La proposition de Rafael R. Villalobos est courageuse, sans aucun alibi « créateur ». La mise en scène risquée, d’une « terrible beauté » pour les deux œuvres, où Rafael R. Villalobos est aussi l’auteur des costumes, avec la scénographie et les visuels d’Emanuela Sinisi et Soledad Sevilla, tend à unir graphiquement et chorégraphiquement les opéras comme s’ils étaient les dimensions dans le temps (et dans l’espace, sans aucun doute) d’une histoire dans laquelle l’abus criminel est passé au crime de masse.
Si Villalobos et son équipe mettent sur pied les deux œuvres, Jordi Francés les élève par un son puissant, nerveux mais détaillé, une direction pleine d’effets et de nuances. Il est possible d’imaginer le travail que Francés a réalisé avec son orchestre, et le mieux et le plus élégant est que cela ne se remarque pas et que cela semble très naturel, bien que la seconde partition fût une nouveauté totale.
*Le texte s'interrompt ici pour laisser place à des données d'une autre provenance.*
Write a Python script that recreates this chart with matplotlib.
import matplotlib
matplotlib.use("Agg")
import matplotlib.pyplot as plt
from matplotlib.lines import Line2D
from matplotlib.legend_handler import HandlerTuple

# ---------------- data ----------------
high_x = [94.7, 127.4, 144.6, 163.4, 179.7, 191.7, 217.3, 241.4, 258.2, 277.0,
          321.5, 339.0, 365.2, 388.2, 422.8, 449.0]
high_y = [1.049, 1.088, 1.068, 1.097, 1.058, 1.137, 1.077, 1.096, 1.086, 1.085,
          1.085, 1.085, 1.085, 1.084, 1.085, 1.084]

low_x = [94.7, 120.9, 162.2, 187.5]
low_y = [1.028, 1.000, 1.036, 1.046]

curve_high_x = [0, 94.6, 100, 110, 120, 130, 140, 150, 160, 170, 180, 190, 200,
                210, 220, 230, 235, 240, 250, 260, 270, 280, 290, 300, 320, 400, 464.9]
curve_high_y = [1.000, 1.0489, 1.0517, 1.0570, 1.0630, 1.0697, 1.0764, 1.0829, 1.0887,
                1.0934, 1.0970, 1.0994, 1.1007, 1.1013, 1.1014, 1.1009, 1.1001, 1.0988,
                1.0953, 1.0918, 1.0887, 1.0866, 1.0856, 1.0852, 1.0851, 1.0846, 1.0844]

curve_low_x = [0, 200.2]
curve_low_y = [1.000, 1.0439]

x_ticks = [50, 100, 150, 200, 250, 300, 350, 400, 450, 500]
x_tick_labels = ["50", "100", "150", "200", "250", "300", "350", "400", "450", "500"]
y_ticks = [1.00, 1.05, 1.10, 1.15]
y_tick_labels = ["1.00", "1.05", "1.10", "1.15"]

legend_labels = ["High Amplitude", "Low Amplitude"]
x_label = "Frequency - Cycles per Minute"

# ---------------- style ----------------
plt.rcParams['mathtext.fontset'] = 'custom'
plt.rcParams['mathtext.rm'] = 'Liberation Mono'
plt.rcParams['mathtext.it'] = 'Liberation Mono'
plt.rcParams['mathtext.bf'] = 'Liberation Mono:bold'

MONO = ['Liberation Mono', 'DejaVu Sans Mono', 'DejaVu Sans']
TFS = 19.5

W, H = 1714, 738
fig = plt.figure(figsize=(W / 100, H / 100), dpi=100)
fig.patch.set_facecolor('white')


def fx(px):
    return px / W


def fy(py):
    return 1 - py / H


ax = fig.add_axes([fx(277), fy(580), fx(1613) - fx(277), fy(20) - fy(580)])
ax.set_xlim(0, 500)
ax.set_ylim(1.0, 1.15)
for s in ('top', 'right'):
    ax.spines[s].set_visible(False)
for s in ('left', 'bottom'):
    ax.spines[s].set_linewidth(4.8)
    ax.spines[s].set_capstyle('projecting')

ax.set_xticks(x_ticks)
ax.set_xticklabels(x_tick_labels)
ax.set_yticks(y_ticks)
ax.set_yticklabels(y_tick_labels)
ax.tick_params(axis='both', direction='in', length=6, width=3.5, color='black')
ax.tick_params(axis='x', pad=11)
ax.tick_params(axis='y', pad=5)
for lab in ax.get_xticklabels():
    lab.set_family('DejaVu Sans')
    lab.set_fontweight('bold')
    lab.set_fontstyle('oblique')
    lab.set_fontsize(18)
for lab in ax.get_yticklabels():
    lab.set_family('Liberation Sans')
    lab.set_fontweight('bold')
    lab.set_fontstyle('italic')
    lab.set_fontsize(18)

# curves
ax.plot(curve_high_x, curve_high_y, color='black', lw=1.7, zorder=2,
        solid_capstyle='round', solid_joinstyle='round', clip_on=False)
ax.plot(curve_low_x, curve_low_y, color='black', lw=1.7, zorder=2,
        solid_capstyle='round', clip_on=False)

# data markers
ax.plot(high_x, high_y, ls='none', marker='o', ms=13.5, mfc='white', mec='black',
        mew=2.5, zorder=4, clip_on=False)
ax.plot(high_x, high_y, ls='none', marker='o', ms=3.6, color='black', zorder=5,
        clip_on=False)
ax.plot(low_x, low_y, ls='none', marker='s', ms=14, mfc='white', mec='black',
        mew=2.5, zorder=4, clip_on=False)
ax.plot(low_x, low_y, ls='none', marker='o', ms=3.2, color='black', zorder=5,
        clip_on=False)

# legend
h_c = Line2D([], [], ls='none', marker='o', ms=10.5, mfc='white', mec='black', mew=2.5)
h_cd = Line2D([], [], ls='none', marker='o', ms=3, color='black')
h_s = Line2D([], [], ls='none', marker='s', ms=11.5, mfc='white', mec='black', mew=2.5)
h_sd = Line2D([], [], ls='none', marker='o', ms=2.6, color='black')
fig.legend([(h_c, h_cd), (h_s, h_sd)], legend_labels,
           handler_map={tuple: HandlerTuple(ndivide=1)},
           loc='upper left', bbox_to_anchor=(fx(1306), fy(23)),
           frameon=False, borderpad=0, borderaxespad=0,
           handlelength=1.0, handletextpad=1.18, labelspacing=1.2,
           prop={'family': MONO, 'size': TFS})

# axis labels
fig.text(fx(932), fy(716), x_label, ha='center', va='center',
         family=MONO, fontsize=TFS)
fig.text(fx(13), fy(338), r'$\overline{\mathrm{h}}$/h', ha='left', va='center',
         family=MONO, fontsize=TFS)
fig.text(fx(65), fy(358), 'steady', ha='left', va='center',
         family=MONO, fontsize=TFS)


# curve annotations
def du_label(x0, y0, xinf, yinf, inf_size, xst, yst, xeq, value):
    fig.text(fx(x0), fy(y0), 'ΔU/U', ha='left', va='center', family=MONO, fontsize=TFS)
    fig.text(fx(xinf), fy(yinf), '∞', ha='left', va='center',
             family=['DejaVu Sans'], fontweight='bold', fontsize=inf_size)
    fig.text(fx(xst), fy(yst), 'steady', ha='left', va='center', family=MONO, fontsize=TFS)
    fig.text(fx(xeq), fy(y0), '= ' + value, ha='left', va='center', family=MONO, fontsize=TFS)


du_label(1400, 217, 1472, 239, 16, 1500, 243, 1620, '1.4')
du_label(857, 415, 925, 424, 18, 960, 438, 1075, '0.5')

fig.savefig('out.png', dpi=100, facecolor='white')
Mais il n’y a pas lieu de parler d’avant‑garde. Torres cherche des solutions, qui dénotent ou non des influences, pour faire face aux situations et aux tragédies.
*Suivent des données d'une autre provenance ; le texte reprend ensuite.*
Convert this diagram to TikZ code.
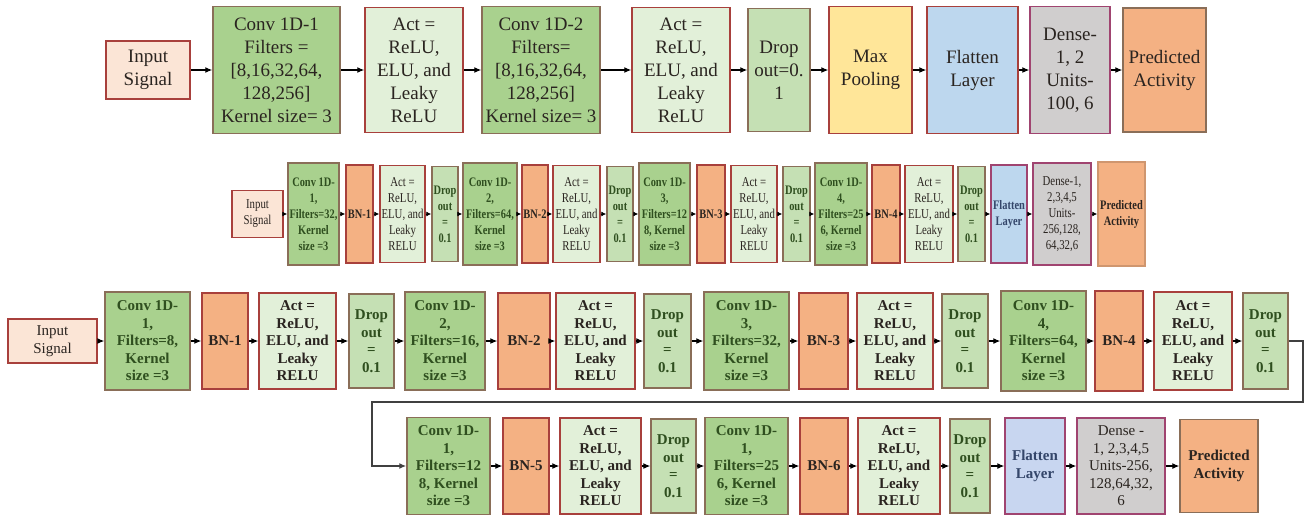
\documentclass[tikz,border=0pt]{standalone}
\usepackage{fontspec}
\setmainfont{Liberation Serif}
\newfontfamily\narrowserif[FakeStretch=0.8]{Liberation Serif}
\usetikzlibrary{arrows.meta}
\definecolor{cInp}{HTML}{FBE5D6}
\definecolor{cConv}{HTML}{A9D18E}
\definecolor{cAct}{HTML}{E2F0D9}
\definecolor{cDrop}{HTML}{C5E0B4}
\definecolor{cBN}{HTML}{F4B183}
\definecolor{cMax}{HTML}{FFE699}
\definecolor{cFlat}{HTML}{BDD7EE}
\definecolor{cFlatB}{HTML}{C8D6F0}
\definecolor{cDense}{HTML}{D0CECE}
\definecolor{cPred}{HTML}{F4B183}
\definecolor{eRed}{HTML}{A8403C}
\definecolor{eBrown}{HTML}{8A6E58}
\definecolor{ePurple}{HTML}{A04470}
\definecolor{tGreen}{HTML}{2F4F1F}
\definecolor{tDark}{HTML}{2A2420}
\definecolor{tBlue}{HTML}{34466A}
\newcommand\rowy{0}
\newcommand\bx[6]{%
  \pgfmathsetmacro\bxw{(#4)-(#3)}%
  \pgfmathsetmacro\bxc{((#3)+(#4))/2}%
  \node[box,#2,minimum width=\bxw pt,minimum height=#5pt] (#1) at (\bxc,\rowy) {#6};}
\begin{document}
\begin{tikzpicture}[x=1pt,y=-1pt,
  box/.style={draw,line width=1.5pt,inner sep=0pt,align=center,text=tDark},
  bInp/.style={fill=cInp,draw=eRed},
  bConv/.style={fill=cConv,draw=eBrown},
  bAct/.style={fill=cAct,draw=eRed},
  bDrop/.style={fill=cDrop,draw=eBrown},
  bBN/.style={fill=cBN,draw=eRed},
  bMax/.style={fill=cMax,draw=eRed},
  bFlat/.style={fill=cFlat,draw=ePurple},
  bDense/.style={fill=cDense,draw=ePurple},
  bPred/.style={fill=cPred,draw=eBrown},
  fTop/.style={font=\fontsize{19}{23}\selectfont},
  fMid/.style={font=\narrowserif\fontsize{13.5}{16}\selectfont},
  fMidB/.style={font=\narrowserif\bfseries\fontsize{13}{16}\selectfont},
  fBot/.style={font=\fontsize{15}{17.5}\selectfont},
  fBotB/.style={font=\bfseries\fontsize{15}{17.5}\selectfont},
  arr/.style={draw=black,line width=1.1pt,-{Latex[length=7pt,width=6pt]}},
  arrS/.style={draw=black,line width=0.9pt,-{Latex[length=5pt,width=5pt]}},
  link/.style={draw=black!75,line width=1.4pt,-{Latex[length=7pt,width=6pt]}}]
\useasboundingbox[fill=white] (0,0) rectangle (1306,517);
% ---------------- top row ----------------
\renewcommand\rowy{70}
\bx{tIn}{bInp,fTop}{106}{190}{58}{Input\\Signal}
\bx{tC1}{bConv,fTop}{213}{340}{127}{Conv 1D-1\\Filters =\\{}[8,16,32,64,\\128,256]\\Kernel size= 3}
\bx{tA1}{bAct,fTop}{365}{463}{125}{Act =\\ReLU,\\ELU, and\\Leaky\\ReLU}
\bx{tC2}{bConv,fTop}{482}{600}{127}{Conv 1D-2\\Filters=\\{}[8,16,32,64,\\128,256]\\Kernel size= 3}
\bx{tA2}{bAct,fTop}{632}{730}{125}{Act =\\ReLU,\\ELU, and\\Leaky\\ReLU}
\bx{tD}{bDrop,fTop}{748}{810}{123}{Drop\\out=0.\\1}
\bx{tM}{bMax,fTop}{829}{912}{127}{Max\\Pooling}
\bx{tF}{bFlat,fTop,draw=eRed}{927}{1018}{127}{Flatten\\Layer}
\bx{tDe}{bDense,fTop}{1030}{1110}{127}{Dense-\\1, 2\\Units-\\100, 6}
\bx{tP}{bPred,fTop}{1123}{1206}{124}{Predicted\\Activity}
\foreach \a/\b in {tIn/tC1,tC1/tA1,tA1/tC2,tC2/tA2,tA2/tD,tD/tM,tM/tF,tF/tDe,tDe/tP}
  \draw[arr] (\a) -- (\b);
% ---------------- middle row ----------------
\renewcommand\rowy{214}
\bx{mIn}{bInp,fMid}{232}{283}{47}{Input\\Signal}
\bx{mC1}{bConv,fMidB,text=tGreen}{288}{339}{102}{Conv 1D-\\1,\\Filters=32,\\Kernel\\size =3}
\bx{mB1}{bBN,fMidB}{346}{373}{98}{BN-1}
\bx{mA1}{bAct,fMid}{380}{425}{97}{Act =\\ReLU,\\ELU, and\\Leaky\\RELU}
\bx{mD1}{bDrop,fMidB,text=tGreen}{432}{458}{95}{Drop\\out\\=\\0.1}
\bx{mC2}{bConv,fMidB,text=tGreen}{463}{517}{102}{Conv 1D-\\2,\\Filters=64,\\Kernel\\size =3}
\bx{mB2}{bBN,fMidB}{522}{548}{98}{BN-2}
\bx{mA2}{bAct,fMid}{553}{600}{97}{Act =\\ReLU,\\ELU, and\\Leaky\\RELU}
\bx{mD2}{bDrop,fMidB,text=tGreen}{607}{633}{95}{Drop\\out\\=\\0.1}
\bx{mC3}{bConv,fMidB,text=tGreen}{639}{690}{102}{Conv 1D-\\3,\\Filters=12\\8, Kernel\\size =3}
\bx{mB3}{bBN,fMidB}{697}{725}{98}{BN-3}
\bx{mA3}{bAct,fMid}{731}{777}{97}{Act =\\ReLU,\\ELU, and\\Leaky\\RELU}
\bx{mD3}{bDrop,fMidB,text=tGreen}{783}{810}{95}{Drop\\out\\=\\0.1}
\bx{mC4}{bConv,fMidB,text=tGreen}{815}{867}{102}{Conv 1D-\\4,\\Filters=25\\6, Kernel\\size =3}
\bx{mB4}{bBN,fMidB}{872}{900}{98}{BN-4}
\bx{mA4}{bAct,fMid}{905}{953}{97}{Act =\\ReLU,\\ELU, and\\Leaky\\RELU}
\bx{mD4}{bDrop,fMidB,text=tGreen}{958}{985}{95}{Drop\\out\\=\\0.1}
\bx{mF}{bFlat,fMidB,text=tBlue}{991}{1027}{98}{Flatten\\Layer}
\bx{mDe}{bDense,fMid}{1033}{1091}{102}{Dense-1,\\2,3,4,5\\Units-\\256,128,\\64,32,6}
\bx{mP}{bPred,fMidB,draw=cPred!85!black}{1098}{1145}{104}{Predicted\\Activity}
\foreach \a/\b in {mIn/mC1,mC1/mB1,mB1/mA1,mA1/mD1,mD1/mC2,mC2/mB2,mB2/mA2,mA2/mD2,mD2/mC3,mC3/mB3,mB3/mA3,mA3/mD3,mD3/mC4,mC4/mB4,mB4/mA4,mA4/mD4,mD4/mF,mF/mDe,mDe/mP}
  \draw[arrS] (\a) -- (\b);
% ---------------- bottom row 1 ----------------
\renewcommand\rowy{341}
\bx{bIn}{bInp,fBot}{8}{97}{44}{Input\\Signal}
\bx{bC1}{bConv,fBotB,text=tGreen}{105}{190}{98}{Conv 1D-\\1,\\Filters=8,\\Kernel\\size =3}
\bx{bB1}{bBN,fBotB}{202}{248}{96}{BN-1}
\bx{bA1}{bAct,fBotB}{259}{336}{96}{Act =\\ReLU,\\ELU, and\\Leaky\\RELU}
\bx{bD1}{bDrop,fBotB,text=tGreen}{349}{394}{94}{Drop\\out\\=\\0.1}
\bx{bC2}{bConv,fBotB,text=tGreen}{405}{485}{98}{Conv 1D-\\2,\\Filters=16,\\Kernel\\size =3}
\bx{bB2}{bBN,fBotB}{498}{550}{96}{BN-2}
\bx{bA2}{bAct,fBotB}{556}{635}{96}{Act =\\ReLU,\\ELU, and\\Leaky\\RELU}
\bx{bD2}{bDrop,fBotB,text=tGreen}{644}{691}{94}{Drop\\out\\=\\0.1}
\bx{bC3}{bConv,fBotB,text=tGreen}{704}{789}{98}{Conv 1D-\\3,\\Filters=32,\\Kernel\\size =3}
\bx{bB3}{bBN,fBotB}{799}{848}{96}{BN-3}
\bx{bA3}{bAct,fBotB}{857}{933}{96}{Act =\\ReLU,\\ELU, and\\Leaky\\RELU}
\bx{bD3}{bDrop,fBotB,text=tGreen}{942}{988}{94}{Drop\\out\\=\\0.1}
\bx{bC4}{bConv,fBotB,text=tGreen}{1001}{1086}{100}{Conv 1D-\\4,\\Filters=64,\\Kernel\\size =3}
\bx{bB4}{bBN,fBotB}{1095}{1143}{100}{BN-4}
\bx{bA4}{bAct,fBotB}{1154}{1232}{98}{Act =\\ReLU,\\ELU, and\\Leaky\\RELU}
\bx{bD4}{bDrop,fBotB,text=tGreen}{1243}{1288}{96}{Drop\\out\\=\\0.1}
\foreach \a/\b in {bIn/bC1,bC1/bB1,bB1/bA1,bA1/bD1,bD1/bC2,bC2/bB2,bB2/bA2,bA2/bD2,bD2/bC3,bC3/bB3,bB3/bA3,bA3/bD3,bD3/bC4,bC4/bB4,bB4/bA4,bA4/bD4}
  \draw[arr] (\a) -- (\b);
% ---------------- bottom row 2 ----------------
\renewcommand\rowy{466}
\bx{cC1}{bConv,fBotB,text=tGreen}{407}{490}{97}{Conv 1D-\\1,\\Filters=12\\8, Kernel\\size =3}
\bx{cB1}{bBN,fBotB}{503}{549}{96}{BN-5}
\bx{cA1}{bAct,fBotB}{560}{641}{96}{Act =\\ReLU,\\ELU, and\\Leaky\\RELU}
\bx{cD1}{bDrop,fBotB,text=tGreen}{651}{696}{94}{Drop\\out\\=\\0.1}
\bx{cC2}{bConv,fBotB,text=tGreen}{705}{788}{97}{Conv 1D-\\1,\\Filters=25\\6, Kernel\\size =3}
\bx{cB2}{bBN,fBotB}{800}{848}{96}{BN-6}
\bx{cA2}{bAct,fBotB}{858}{940}{96}{Act =\\ReLU,\\ELU, and\\Leaky\\RELU}
\bx{cD2}{bDrop,fBotB,text=tGreen}{950}{990}{94}{Drop\\out\\=\\0.1}
\bx{cF}{bFlat,fBotB,text=tBlue,fill=cFlatB}{1005}{1065}{96}{Flatten\\Layer}
\bx{cDe}{bDense,fBot}{1077}{1165}{96}{Dense -\\1, 2,3,4,5\\Units-256,\\128,64,32,\\6}
\bx{cP}{bPred,fBotB}{1180}{1258}{93}{Predicted\\Activity}
\foreach \a/\b in {cC1/cB1,cB1/cA1,cA1/cD1,cD1/cC2,cC2/cB2,cB2/cA2,cA2/cD2,cD2/cF,cF/cDe,cDe/cP}
  \draw[arr] (\a) -- (\b);
% ---------------- wrap connector ----------------
\coordinate (w1) at (1303,402);
\coordinate (w2) at (372,402);
\draw[link] (bD4.east) -| (w1) -- (w2) |- (cC1.west);
\end{tikzpicture}
\end{document}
C’est ce que font les splendides solistes des deux opéras, depuis la voix puissante (avec ses excès) d’Adriana González et d’Ana Ibarra dans Falla ; de la souffrance et parfois des subtiles nuances de Natalia Labourdette, d’Ana Ibarra dans son rôle funeste (le médecin au service de la torture), d’Alicia Amo, María Miro, Sandra Fernández et Laura Vila, presque toutes dans l’étonnant ensemble. Avec un casting féminin (Torres), on peut oublier l’expression soignée du contraste entre Eduardo Aladrén et Rubén Amoretti (Falla). Et dans ce casting nombreux et de haut niveau, il faut également souligner la présence de la chanteuse et guitariste María Marín, qui donne la chair de poule.